Prosecutors say the men purchased the illegal gold from early 2013 to 2016. During Granda’s bail hearing in March, Maderal said Granda alone coordinated the laundering of more than $1 billion in illegal gold.
“In general, gold is a good medium for money laundering because it has universal and readily ascertainable value and is difficult to trace,” the U.S. said in its complaint.
NTR Metals, a Dallas-based refining company, was not charged in the case. The company did not respond to requests for comment.
In 2014, after a Peruvian government crackdown on illegally mined gold, the drug traffickers who owned the illegal mines began smuggling the gold into Bolivia, Ecuador, Colombia, and other Latin American countries, and then exported it to Miami refineries, prosecutors said in the complaint.
The U.S. government gained access to the cellphones of Granda and Rodriguez from NTR Metals, which had confiscated the devices months before the company was notified of the criminal investigation.
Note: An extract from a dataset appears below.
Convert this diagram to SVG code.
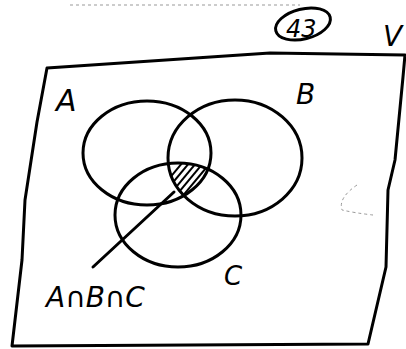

NTR Metals requested that Granda and Rodriguez surrender their cellphones after it began an internal investigation into a $304 million gold shipment that was stolen while on its way from Peru to the United States.
During Granda’s bail hearing, Magistrate Judge Andrea Simonton said she considered the text messages to be crucial evidence.
“These are text messages from your client that are specifically discussing gold smuggling and mules carrying gold into other countries with, you know, certain explicit details,” Simonton said. In one of the exchanges, authorities say, Granda sent pictures of young men he said were hired as “mules” to carry smuggled gold.
Granda, Rodriguez and Barrage searched for clients using “smiling and dialing” cold calls, authorities added.
Prosecutors said the three cultivated relationships with gold sellers by entertaining them and bringing to Miami. On a trip to Chile, Rodriguez and Barrage entertained a Chilean gold smuggler with alcohol and prostitutes, the complaint says.
Defense lawyers for Granda and Rodriguez declined to comment about their clients’ cases. Barrage’s lawyers did not respond to requests for comment.